## DATASET EXTRACT
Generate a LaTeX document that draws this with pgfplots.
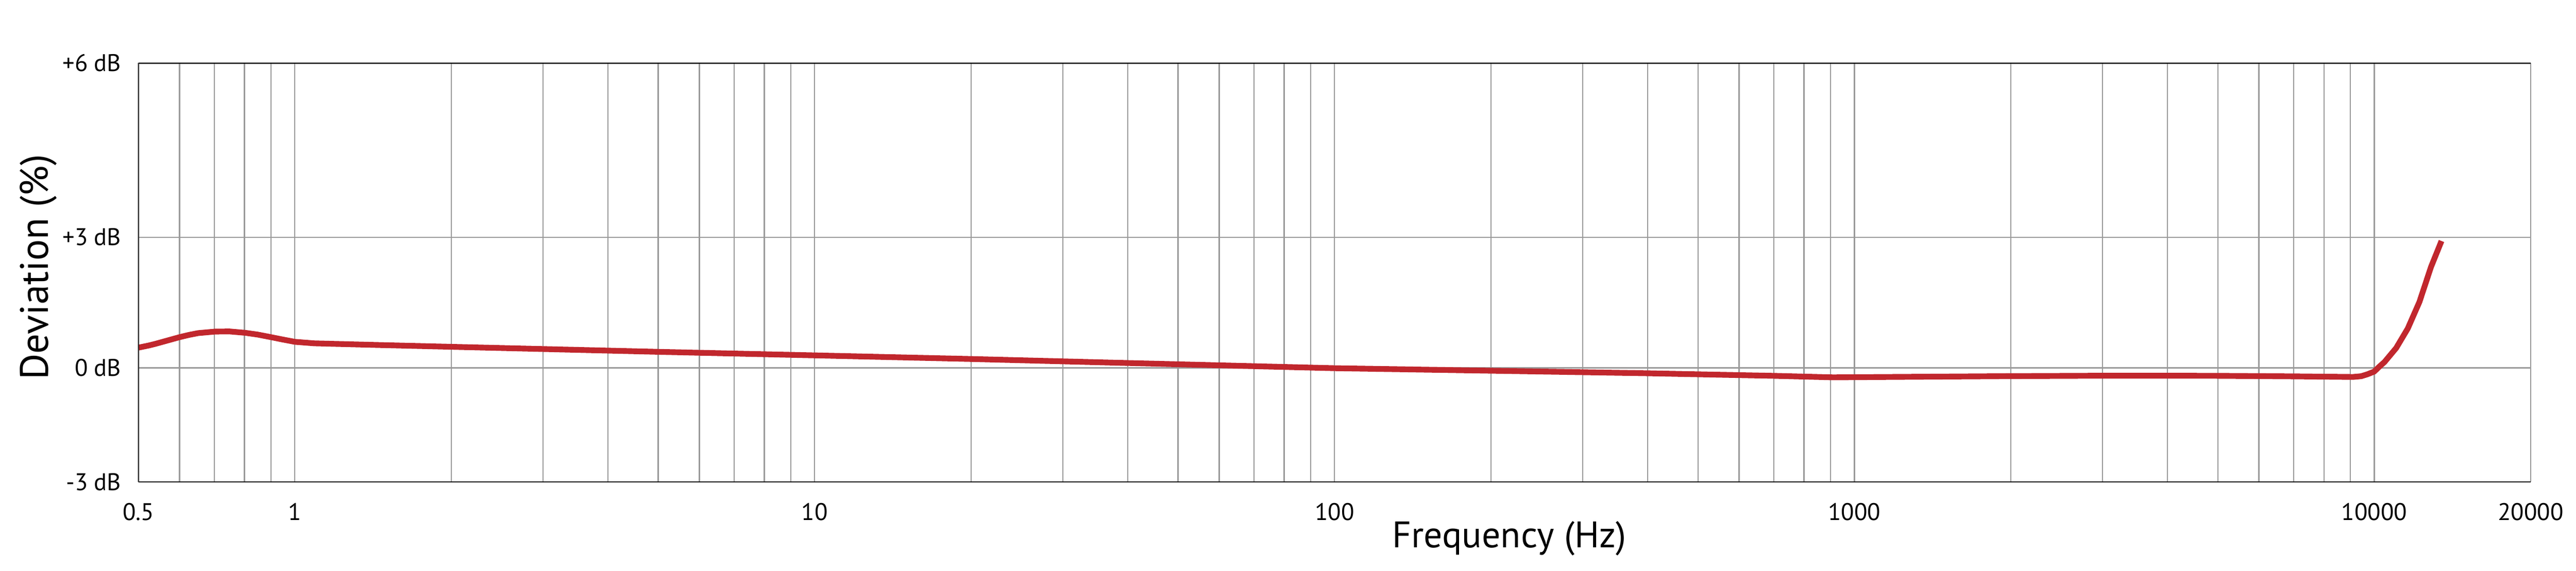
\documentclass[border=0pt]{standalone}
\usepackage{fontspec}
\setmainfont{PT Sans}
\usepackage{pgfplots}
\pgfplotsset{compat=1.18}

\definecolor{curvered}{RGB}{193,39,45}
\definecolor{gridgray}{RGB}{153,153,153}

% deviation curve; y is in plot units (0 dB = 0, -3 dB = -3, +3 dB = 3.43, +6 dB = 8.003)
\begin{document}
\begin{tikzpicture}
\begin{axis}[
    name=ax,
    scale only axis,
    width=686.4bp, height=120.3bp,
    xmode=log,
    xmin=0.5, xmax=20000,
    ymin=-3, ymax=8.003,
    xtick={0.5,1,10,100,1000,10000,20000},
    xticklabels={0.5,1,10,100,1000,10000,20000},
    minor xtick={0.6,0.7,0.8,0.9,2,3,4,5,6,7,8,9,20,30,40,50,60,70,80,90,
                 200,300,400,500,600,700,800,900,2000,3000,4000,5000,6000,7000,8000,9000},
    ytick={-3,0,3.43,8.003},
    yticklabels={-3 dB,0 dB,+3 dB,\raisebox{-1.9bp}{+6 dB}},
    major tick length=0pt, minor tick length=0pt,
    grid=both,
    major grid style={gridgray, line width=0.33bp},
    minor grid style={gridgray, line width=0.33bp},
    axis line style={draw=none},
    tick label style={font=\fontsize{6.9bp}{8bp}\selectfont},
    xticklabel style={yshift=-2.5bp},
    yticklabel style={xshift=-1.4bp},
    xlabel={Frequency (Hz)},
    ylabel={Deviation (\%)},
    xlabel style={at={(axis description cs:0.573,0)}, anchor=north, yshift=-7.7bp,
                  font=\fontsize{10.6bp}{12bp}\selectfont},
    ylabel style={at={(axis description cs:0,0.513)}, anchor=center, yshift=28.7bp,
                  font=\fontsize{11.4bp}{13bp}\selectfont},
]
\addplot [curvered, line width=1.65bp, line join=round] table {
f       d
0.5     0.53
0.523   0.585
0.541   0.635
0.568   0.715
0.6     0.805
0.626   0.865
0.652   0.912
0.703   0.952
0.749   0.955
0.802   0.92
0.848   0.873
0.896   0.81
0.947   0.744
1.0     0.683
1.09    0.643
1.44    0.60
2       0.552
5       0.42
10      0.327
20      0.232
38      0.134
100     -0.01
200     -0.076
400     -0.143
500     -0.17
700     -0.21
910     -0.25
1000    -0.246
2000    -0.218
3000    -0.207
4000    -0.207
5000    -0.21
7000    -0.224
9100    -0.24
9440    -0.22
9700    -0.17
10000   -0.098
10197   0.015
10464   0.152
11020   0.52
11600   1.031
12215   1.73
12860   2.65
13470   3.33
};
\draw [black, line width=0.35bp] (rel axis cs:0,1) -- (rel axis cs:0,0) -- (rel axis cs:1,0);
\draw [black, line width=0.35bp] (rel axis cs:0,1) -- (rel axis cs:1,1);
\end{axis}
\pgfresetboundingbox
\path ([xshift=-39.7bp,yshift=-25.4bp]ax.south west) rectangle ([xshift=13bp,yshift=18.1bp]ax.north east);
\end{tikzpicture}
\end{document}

## WHAT YOU SHOULD DO
Quote the preceding listing precisely and completely, omitting its images.

## FINAL ANSWER
Generate a LaTeX document that draws this with pgfplots.
\documentclass[border=0pt]{standalone}
\usepackage{fontspec}
\setmainfont{PT Sans}
\usepackage{pgfplots}
\pgfplotsset{compat=1.18}

\definecolor{curvered}{RGB}{193,39,45}
\definecolor{gridgray}{RGB}{153,153,153}

% deviation curve; y is in plot units (0 dB = 0, -3 dB = -3, +3 dB = 3.43, +6 dB = 8.003)
\begin{document}
\begin{tikzpicture}
\begin{axis}[
    name=ax,
    scale only axis,
    width=686.4bp, height=120.3bp,
    xmode=log,
    xmin=0.5, xmax=20000,
    ymin=-3, ymax=8.003,
    xtick={0.5,1,10,100,1000,10000,20000},
    xticklabels={0.5,1,10,100,1000,10000,20000},
    minor xtick={0.6,0.7,0.8,0.9,2,3,4,5,6,7,8,9,20,30,40,50,60,70,80,90,
                 200,300,400,500,600,700,800,900,2000,3000,4000,5000,6000,7000,8000,9000},
    ytick={-3,0,3.43,8.003},
    yticklabels={-3 dB,0 dB,+3 dB,\raisebox{-1.9bp}{+6 dB}},
    major tick length=0pt, minor tick length=0pt,
    grid=both,
    major grid style={gridgray, line width=0.33bp},
    minor grid style={gridgray, line width=0.33bp},
    axis line style={draw=none},
    tick label style={font=\fontsize{6.9bp}{8bp}\selectfont},
    xticklabel style={yshift=-2.5bp},
    yticklabel style={xshift=-1.4bp},
    xlabel={Frequency (Hz)},
    ylabel={Deviation (\%)},
    xlabel style={at={(axis description cs:0.573,0)}, anchor=north, yshift=-7.7bp,
                  font=\fontsize{10.6bp}{12bp}\selectfont},
    ylabel style={at={(axis description cs:0,0.513)}, anchor=center, yshift=28.7bp,
                  font=\fontsize{11.4bp}{13bp}\selectfont},
]
\addplot [curvered, line width=1.65bp, line join=round] table {
f       d
0.5     0.53
0.523   0.585
0.541   0.635
0.568   0.715
0.6     0.805
0.626   0.865
0.652   0.912
0.703   0.952
0.749   0.955
0.802   0.92
0.848   0.873
0.896   0.81
0.947   0.744
1.0     0.683
1.09    0.643
1.44    0.60
2       0.552
5       0.42
10      0.327
20      0.232
38      0.134
100     -0.01
200     -0.076
400     -0.143
500     -0.17
700     -0.21
910     -0.25
1000    -0.246
2000    -0.218
3000    -0.207
4000    -0.207
5000    -0.21
7000    -0.224
9100    -0.24
9440    -0.22
9700    -0.17
10000   -0.098
10197   0.015
10464   0.152
11020   0.52
11600   1.031
12215   1.73
12860   2.65
13470   3.33
};
\draw [black, line width=0.35bp] (rel axis cs:0,1) -- (rel axis cs:0,0) -- (rel axis cs:1,0);
\draw [black, line width=0.35bp] (rel axis cs:0,1) -- (rel axis cs:1,1);
\end{axis}
\pgfresetboundingbox
\path ([xshift=-39.7bp,yshift=-25.4bp]ax.south west) rectangle ([xshift=13bp,yshift=18.1bp]ax.north east);
\end{tikzpicture}
\end{document}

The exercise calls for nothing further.